One of my favorite RSS feeds is that of Slickdeals. I actually have two different ones that go and grab deals in their ‘Front Page’ and their ‘Up & Coming’ sections. I’ve found some pretty cool deals and coupon codes along the way.
A few months ago, I happened to see that there was a free 3-month trial of Google Play Music, their streaming music service. I had always been interested in streaming music services but the price, usually around $10 per month for Google and for their competitors (e.g. Spotify) never made it interesting enough to actually try.
Reading the Slickdeals information, it turns out that they typically offer a one-month trial, which I could have had at any point, but the three-month trial was a rarity.
I signed up.
My Thoughts on Google Play Music
I started my free subscription in mid-December. My first use of it was mainly for playing Christmas music. I’m a traditionalist when it comes to Christmas music, so it was really cool to be able to find a lot of the stuff I like and just play it whenever I want.
I also started using it at the gym. This was really cool and ended up being the main usage for me over the three month time frame. There are certain albums or artists that I like working out to, and it was nice to able to just find what I was looking for and listen while I did my runs at the gym.
I also found myself listening to music at work. Again, it was awesome to be able to have a song pop in my head, and for the most part, be able to listen to it, as Google has quite an extensive catalog available.
I found myself using it just about every day, and when my time came up toward expiration, I actually started giving some thought to paying for it.
I was using it all the time. It really bolstered my music listening experience. Plus, it was only $10 per month. No big deal, right?
Why I Let My Trial Expire
After thinking about it, especially that last sentence, I realized that I just couldn’t justify that cost. Yes, $10 per month really isn’t a lot, but it would definitely be a luxury purchase, and one that I really couldn’t justify in the grand scheme of things, especially when I had alternatives that worked quite a bit.

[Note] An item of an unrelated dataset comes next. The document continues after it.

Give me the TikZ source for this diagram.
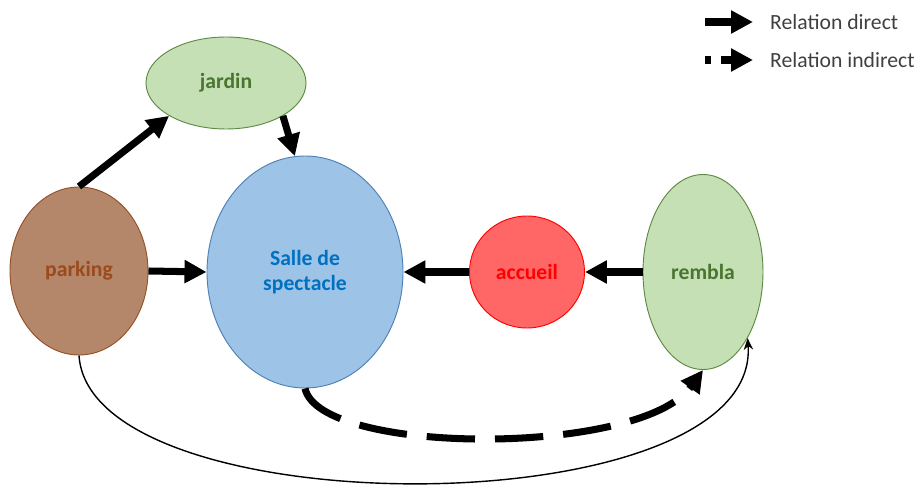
\documentclass[tikz,border=0pt]{standalone}
\usepackage{fontspec}
\setmainfont{Carlito}
\usetikzlibrary{positioning, shapes.geometric, arrows.meta}
\definecolor{greenfill}{HTML}{C5E0B4}
\definecolor{greenline}{HTML}{5E8A44}
\definecolor{greentext}{HTML}{4A7530}
\definecolor{brownfill}{HTML}{B5876A}
\definecolor{brownline}{HTML}{955026}
\definecolor{browntext}{HTML}{9A4A1C}
\definecolor{bluefill}{HTML}{9DC3E6}
\definecolor{blueline}{HTML}{4F81B5}
\definecolor{bluetext}{HTML}{0070C0}
\definecolor{redfill}{HTML}{FF6666}
\definecolor{redline}{HTML}{FF0000}
\definecolor{legendgray}{HTML}{404040}
\tikzset{
	place/.style={ellipse, draw, line width=0.8pt, inner sep=0pt, align=center, font=\fontsize{18.5}{21}\selectfont\bfseries},
	direct/.style={-{Triangle[length=6.6mm, width=6.6mm]}, line width=6pt},
	indirect/.style={direct, dash pattern=on 1.45cm off 0.6cm}
}
\begin{document}
\begin{tikzpicture}[
		x=0.03cm, y=-0.03cm,
		garden/.style={place, fill=greenfill, draw=greenline, text=greentext},
		parkingplace/.style={place, fill=brownfill, draw=brownline, text=browntext},
		hall/.style={place, fill=bluefill, draw=blueline, text=bluetext},
		welcome/.style={place, fill=redfill, draw=redline, text=redline},
		loop/.style={-{Stealth[length=3.5mm, width=2.8mm]}, line width=1.2pt},
		legendtext/.style={anchor=west, inner sep=0pt, text=legendgray, font=\fontsize{18.5}{21}\selectfont}
		]
		
		\useasboundingbox (0,0) rectangle (917,485);
		
		\node[garden, minimum width=4.8cm, minimum height=2.76cm] (jardin) at (226,83) {jardin};
		\node[parkingplace, minimum width=4.14cm, minimum height=5.04cm] (parking) at (79,271) {parking};
		\node[hall, minimum width=5.88cm, minimum height=6.96cm] (salle) at (305,272) {Salle de\\ spectacle};
		\node[welcome, minimum width=3.45cm, minimum height=3.36cm] (accueil) at (527,272) {accueil};
		\node[garden, minimum width=3.6cm, minimum height=5.85cm] (rembla) at (703,272) {rembla};
		
		\draw[direct] (parking.north) -- (jardin.210);
		\draw[direct] (jardin.-30) -- (salle.95);
		\draw[direct] (parking.east) -- (salle.west);
		\draw[direct] (accueil.west) -- (salle.east);
		\draw[direct] (rembla.west) -- (accueil.east);
		
		\draw[indirect] (salle.south) ..
		controls +(15,67) and +(-63,87) ..
		(rembla.south);
		
		\draw[loop] (parking.south) ..
		controls +(11,173) and +(13,190) ..
		(rembla.-56);
		
		\coordinate (dstart) at (705,22);
		\coordinate (dend) at (753,22);
		\draw[direct] (dstart) -- (dend);
		\node[legendtext] (ldirect) at (770,22) {Relation direct};
		
		\coordinate (istart) at (705,60);
		\coordinate (iend) at (753,60);
		\draw[direct, dash pattern=on 5pt off 8.5pt on 40pt] (istart) -- (iend);
		\node[legendtext] (lindirect) at (770,60) {Relation indirect};
		
	\end{tikzpicture}
\end{document}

The Alternatives To Paying For Streaming Music
Once I let it expire, I was definitely sad. It was really a cool service and I do love music, but I quickly found myself going back to the old way of listening to music which consists largely of a mix of the following:
- Slacker Radio (free) – Many people use Pandora for streaming ‘channel’ music, but I had always preferred Slacker Radio. It’s basically the same thing, but I found that it seems to have less intrusive commercials, and for some reason, seemed a bit better at buffering. My work is on the fringe of data coverage, and it’s sometimes just fair. Slacker seemed to more robustly handle buffering, as I had less times where things stopped if the coverage dropped.
- Copying my MP3s – I have quite a large CD collection, largely from the 1990’s and 2000’s. I ripped most of the CDs to digital format over the period of a few months, and it’s not really that big of a deal to copy MP3s over to my smartphone or thumb drive, and listen to them at work. When I reflected back on the listening I did with my Google Play Music trial, probably half or more of the music I listened to was stuff I already owned, and while it was nice to not have to go through the hassle of copying stuff over, it wasn’t really worth the money for the trade-off, especially when I looked at it that I’d basically be paying again for the music I listened to that I already technically owned.
- Youtube – If a particular song gets in my head for some reason, most of the time it’s pretty easy to go to Youtube and listen to it. Really, how hard is that?
In The End
In the end, I loved the Google Play Music service, and if given another opportunity to get another trial, I would jump on it in a second. At some point, I wonder if they could go to a free model where you have to listen to commercials but have more freedom to choose what you listen to. Perhaps advertising revenue couldn’t make up the difference in user subscription fees that are generated today, but the music industry has evolved and changed so much over the last 15 years, you never know what could happen, right?
Readers, what are your thoughts and personal experiences with streaming music services?